__DATA SHOWN__:

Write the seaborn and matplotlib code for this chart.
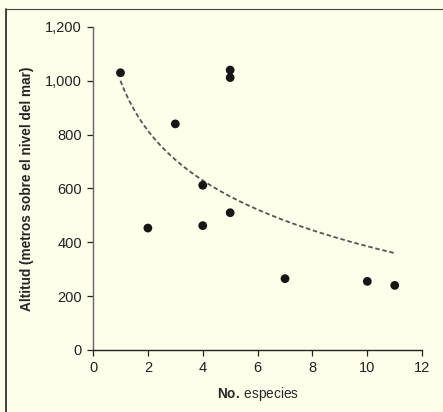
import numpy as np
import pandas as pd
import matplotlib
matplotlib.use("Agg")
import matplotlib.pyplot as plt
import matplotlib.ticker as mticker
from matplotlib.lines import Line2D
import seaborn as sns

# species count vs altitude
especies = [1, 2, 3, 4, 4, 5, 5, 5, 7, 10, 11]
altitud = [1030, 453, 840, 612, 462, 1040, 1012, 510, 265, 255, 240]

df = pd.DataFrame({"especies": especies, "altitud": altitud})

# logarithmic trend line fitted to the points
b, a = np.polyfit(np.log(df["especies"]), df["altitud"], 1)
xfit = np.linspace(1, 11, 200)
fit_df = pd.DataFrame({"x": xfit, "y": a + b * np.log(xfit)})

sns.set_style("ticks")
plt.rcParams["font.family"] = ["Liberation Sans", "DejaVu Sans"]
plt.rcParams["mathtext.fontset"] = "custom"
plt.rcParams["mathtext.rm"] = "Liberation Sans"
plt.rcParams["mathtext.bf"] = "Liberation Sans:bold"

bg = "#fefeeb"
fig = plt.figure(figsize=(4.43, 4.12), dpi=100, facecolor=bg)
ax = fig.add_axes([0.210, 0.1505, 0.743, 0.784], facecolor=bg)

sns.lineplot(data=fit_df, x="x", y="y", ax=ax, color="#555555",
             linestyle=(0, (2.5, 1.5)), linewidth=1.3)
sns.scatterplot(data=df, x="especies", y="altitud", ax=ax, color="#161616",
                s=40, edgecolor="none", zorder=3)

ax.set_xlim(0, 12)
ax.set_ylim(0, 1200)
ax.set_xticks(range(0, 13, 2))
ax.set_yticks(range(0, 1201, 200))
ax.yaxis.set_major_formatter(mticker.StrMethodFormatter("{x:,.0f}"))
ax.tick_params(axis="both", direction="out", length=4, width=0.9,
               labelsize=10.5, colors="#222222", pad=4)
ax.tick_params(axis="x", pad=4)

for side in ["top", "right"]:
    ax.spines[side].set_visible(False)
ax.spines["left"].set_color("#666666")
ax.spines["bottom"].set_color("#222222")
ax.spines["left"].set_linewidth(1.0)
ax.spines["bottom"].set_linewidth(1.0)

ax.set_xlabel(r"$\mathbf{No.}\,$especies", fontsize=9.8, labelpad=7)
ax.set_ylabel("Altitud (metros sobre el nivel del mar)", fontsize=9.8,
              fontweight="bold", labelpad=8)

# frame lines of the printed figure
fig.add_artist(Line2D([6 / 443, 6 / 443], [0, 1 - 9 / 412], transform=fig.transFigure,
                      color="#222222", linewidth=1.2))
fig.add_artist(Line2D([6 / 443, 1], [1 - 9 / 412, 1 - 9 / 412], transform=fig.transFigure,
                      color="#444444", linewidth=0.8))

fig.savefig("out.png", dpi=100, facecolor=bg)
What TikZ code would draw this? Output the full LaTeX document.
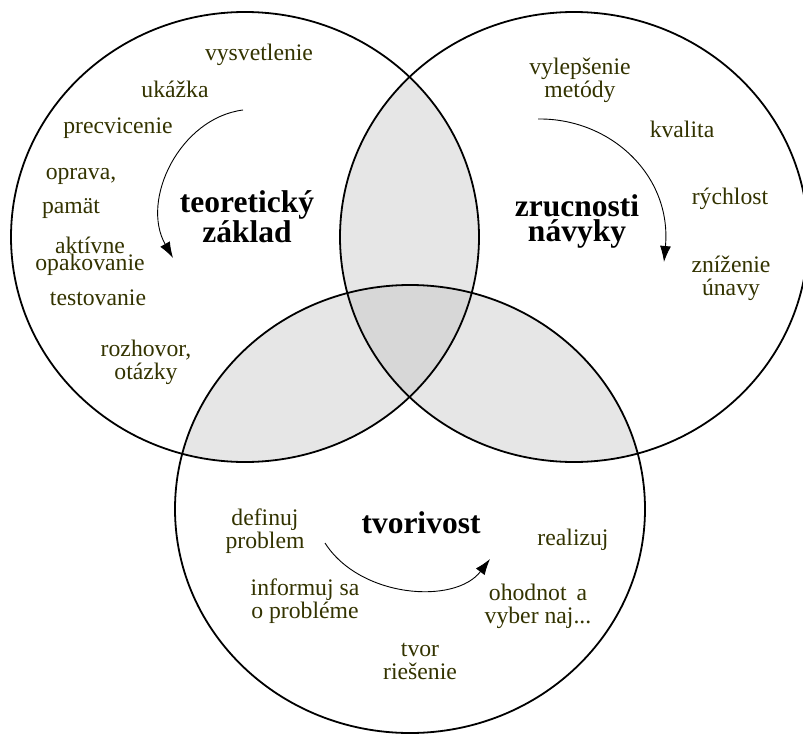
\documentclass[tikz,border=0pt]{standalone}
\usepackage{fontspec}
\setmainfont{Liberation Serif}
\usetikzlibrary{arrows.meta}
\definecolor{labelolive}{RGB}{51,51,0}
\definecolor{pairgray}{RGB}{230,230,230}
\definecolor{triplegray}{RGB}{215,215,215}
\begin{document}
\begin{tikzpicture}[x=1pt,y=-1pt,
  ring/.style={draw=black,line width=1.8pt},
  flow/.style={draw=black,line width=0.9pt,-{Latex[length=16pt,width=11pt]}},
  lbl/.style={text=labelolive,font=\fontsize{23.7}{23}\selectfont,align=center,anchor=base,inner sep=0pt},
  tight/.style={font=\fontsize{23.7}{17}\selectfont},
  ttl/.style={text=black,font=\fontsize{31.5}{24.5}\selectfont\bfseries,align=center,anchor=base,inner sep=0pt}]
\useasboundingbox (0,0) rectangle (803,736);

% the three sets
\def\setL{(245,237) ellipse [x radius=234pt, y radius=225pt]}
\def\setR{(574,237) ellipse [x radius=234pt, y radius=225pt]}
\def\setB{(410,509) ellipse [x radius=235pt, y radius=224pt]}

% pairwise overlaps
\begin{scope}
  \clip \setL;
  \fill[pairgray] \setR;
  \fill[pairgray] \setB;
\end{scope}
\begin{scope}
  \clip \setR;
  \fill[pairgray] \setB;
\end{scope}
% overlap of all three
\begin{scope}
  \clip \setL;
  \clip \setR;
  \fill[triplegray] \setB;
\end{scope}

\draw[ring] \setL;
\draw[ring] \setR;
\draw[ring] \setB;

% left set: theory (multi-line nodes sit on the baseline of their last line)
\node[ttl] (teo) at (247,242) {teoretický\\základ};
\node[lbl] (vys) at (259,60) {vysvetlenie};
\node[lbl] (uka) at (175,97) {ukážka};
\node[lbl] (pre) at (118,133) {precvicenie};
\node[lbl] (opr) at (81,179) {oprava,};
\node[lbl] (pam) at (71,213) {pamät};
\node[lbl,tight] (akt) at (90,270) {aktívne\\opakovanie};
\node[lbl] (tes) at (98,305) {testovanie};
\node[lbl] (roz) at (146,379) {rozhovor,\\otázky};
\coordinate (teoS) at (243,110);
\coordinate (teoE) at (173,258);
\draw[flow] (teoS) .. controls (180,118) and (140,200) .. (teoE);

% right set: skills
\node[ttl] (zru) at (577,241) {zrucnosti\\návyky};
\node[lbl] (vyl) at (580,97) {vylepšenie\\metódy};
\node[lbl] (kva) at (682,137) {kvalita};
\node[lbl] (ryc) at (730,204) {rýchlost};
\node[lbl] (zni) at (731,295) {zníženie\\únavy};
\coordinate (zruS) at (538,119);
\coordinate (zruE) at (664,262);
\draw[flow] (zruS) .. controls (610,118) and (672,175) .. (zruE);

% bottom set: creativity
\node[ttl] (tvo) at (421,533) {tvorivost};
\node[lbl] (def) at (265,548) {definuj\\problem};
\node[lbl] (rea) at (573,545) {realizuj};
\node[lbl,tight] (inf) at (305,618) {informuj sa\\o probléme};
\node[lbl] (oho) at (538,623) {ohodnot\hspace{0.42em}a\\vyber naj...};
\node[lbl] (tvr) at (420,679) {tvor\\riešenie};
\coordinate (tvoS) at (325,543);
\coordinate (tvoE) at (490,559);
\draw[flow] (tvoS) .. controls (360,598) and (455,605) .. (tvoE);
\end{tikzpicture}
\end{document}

__PROBLEM DETAILS__:
Pictures are excluded; repeat every record exactly.

__RESULT__:
Write the seaborn and matplotlib code for this chart.
import numpy as np
import pandas as pd
import matplotlib
matplotlib.use("Agg")
import matplotlib.pyplot as plt
import matplotlib.ticker as mticker
from matplotlib.lines import Line2D
import seaborn as sns

# species count vs altitude
especies = [1, 2, 3, 4, 4, 5, 5, 5, 7, 10, 11]
altitud = [1030, 453, 840, 612, 462, 1040, 1012, 510, 265, 255, 240]

df = pd.DataFrame({"especies": especies, "altitud": altitud})

# logarithmic trend line fitted to the points
b, a = np.polyfit(np.log(df["especies"]), df["altitud"], 1)
xfit = np.linspace(1, 11, 200)
fit_df = pd.DataFrame({"x": xfit, "y": a + b * np.log(xfit)})

sns.set_style("ticks")
plt.rcParams["font.family"] = ["Liberation Sans", "DejaVu Sans"]
plt.rcParams["mathtext.fontset"] = "custom"
plt.rcParams["mathtext.rm"] = "Liberation Sans"
plt.rcParams["mathtext.bf"] = "Liberation Sans:bold"

bg = "#fefeeb"
fig = plt.figure(figsize=(4.43, 4.12), dpi=100, facecolor=bg)
ax = fig.add_axes([0.210, 0.1505, 0.743, 0.784], facecolor=bg)

sns.lineplot(data=fit_df, x="x", y="y", ax=ax, color="#555555",
             linestyle=(0, (2.5, 1.5)), linewidth=1.3)
sns.scatterplot(data=df, x="especies", y="altitud", ax=ax, color="#161616",
                s=40, edgecolor="none", zorder=3)

ax.set_xlim(0, 12)
ax.set_ylim(0, 1200)
ax.set_xticks(range(0, 13, 2))
ax.set_yticks(range(0, 1201, 200))
ax.yaxis.set_major_formatter(mticker.StrMethodFormatter("{x:,.0f}"))
ax.tick_params(axis="both", direction="out", length=4, width=0.9,
               labelsize=10.5, colors="#222222", pad=4)
ax.tick_params(axis="x", pad=4)

for side in ["top", "right"]:
    ax.spines[side].set_visible(False)
ax.spines["left"].set_color("#666666")
ax.spines["bottom"].set_color("#222222")
ax.spines["left"].set_linewidth(1.0)
ax.spines["bottom"].set_linewidth(1.0)

ax.set_xlabel(r"$\mathbf{No.}\,$especies", fontsize=9.8, labelpad=7)
ax.set_ylabel("Altitud (metros sobre el nivel del mar)", fontsize=9.8,
              fontweight="bold", labelpad=8)

# frame lines of the printed figure
fig.add_artist(Line2D([6 / 443, 6 / 443], [0, 1 - 9 / 412], transform=fig.transFigure,
                      color="#222222", linewidth=1.2))
fig.add_artist(Line2D([6 / 443, 1], [1 - 9 / 412, 1 - 9 / 412], transform=fig.transFigure,
                      color="#444444", linewidth=0.8))

fig.savefig("out.png", dpi=100, facecolor=bg)
What TikZ code would draw this? Output the full LaTeX document.
\documentclass[tikz,border=0pt]{standalone}
\usepackage{fontspec}
\setmainfont{Liberation Serif}
\usetikzlibrary{arrows.meta}
\definecolor{labelolive}{RGB}{51,51,0}
\definecolor{pairgray}{RGB}{230,230,230}
\definecolor{triplegray}{RGB}{215,215,215}
\begin{document}
\begin{tikzpicture}[x=1pt,y=-1pt,
  ring/.style={draw=black,line width=1.8pt},
  flow/.style={draw=black,line width=0.9pt,-{Latex[length=16pt,width=11pt]}},
  lbl/.style={text=labelolive,font=\fontsize{23.7}{23}\selectfont,align=center,anchor=base,inner sep=0pt},
  tight/.style={font=\fontsize{23.7}{17}\selectfont},
  ttl/.style={text=black,font=\fontsize{31.5}{24.5}\selectfont\bfseries,align=center,anchor=base,inner sep=0pt}]
\useasboundingbox (0,0) rectangle (803,736);

% the three sets
\def\setL{(245,237) ellipse [x radius=234pt, y radius=225pt]}
\def\setR{(574,237) ellipse [x radius=234pt, y radius=225pt]}
\def\setB{(410,509) ellipse [x radius=235pt, y radius=224pt]}

% pairwise overlaps
\begin{scope}
  \clip \setL;
  \fill[pairgray] \setR;
  \fill[pairgray] \setB;
\end{scope}
\begin{scope}
  \clip \setR;
  \fill[pairgray] \setB;
\end{scope}
% overlap of all three
\begin{scope}
  \clip \setL;
  \clip \setR;
  \fill[triplegray] \setB;
\end{scope}

\draw[ring] \setL;
\draw[ring] \setR;
\draw[ring] \setB;

% left set: theory (multi-line nodes sit on the baseline of their last line)
\node[ttl] (teo) at (247,242) {teoretický\\základ};
\node[lbl] (vys) at (259,60) {vysvetlenie};
\node[lbl] (uka) at (175,97) {ukážka};
\node[lbl] (pre) at (118,133) {precvicenie};
\node[lbl] (opr) at (81,179) {oprava,};
\node[lbl] (pam) at (71,213) {pamät};
\node[lbl,tight] (akt) at (90,270) {aktívne\\opakovanie};
\node[lbl] (tes) at (98,305) {testovanie};
\node[lbl] (roz) at (146,379) {rozhovor,\\otázky};
\coordinate (teoS) at (243,110);
\coordinate (teoE) at (173,258);
\draw[flow] (teoS) .. controls (180,118) and (140,200) .. (teoE);

% right set: skills
\node[ttl] (zru) at (577,241) {zrucnosti\\návyky};
\node[lbl] (vyl) at (580,97) {vylepšenie\\metódy};
\node[lbl] (kva) at (682,137) {kvalita};
\node[lbl] (ryc) at (730,204) {rýchlost};
\node[lbl] (zni) at (731,295) {zníženie\\únavy};
\coordinate (zruS) at (538,119);
\coordinate (zruE) at (664,262);
\draw[flow] (zruS) .. controls (610,118) and (672,175) .. (zruE);

% bottom set: creativity
\node[ttl] (tvo) at (421,533) {tvorivost};
\node[lbl] (def) at (265,548) {definuj\\problem};
\node[lbl] (rea) at (573,545) {realizuj};
\node[lbl,tight] (inf) at (305,618) {informuj sa\\o probléme};
\node[lbl] (oho) at (538,623) {ohodnot\hspace{0.42em}a\\vyber naj...};
\node[lbl] (tvr) at (420,679) {tvor\\riešenie};
\coordinate (tvoS) at (325,543);
\coordinate (tvoE) at (490,559);
\draw[flow] (tvoS) .. controls (360,598) and (455,605) .. (tvoE);
\end{tikzpicture}
\end{document}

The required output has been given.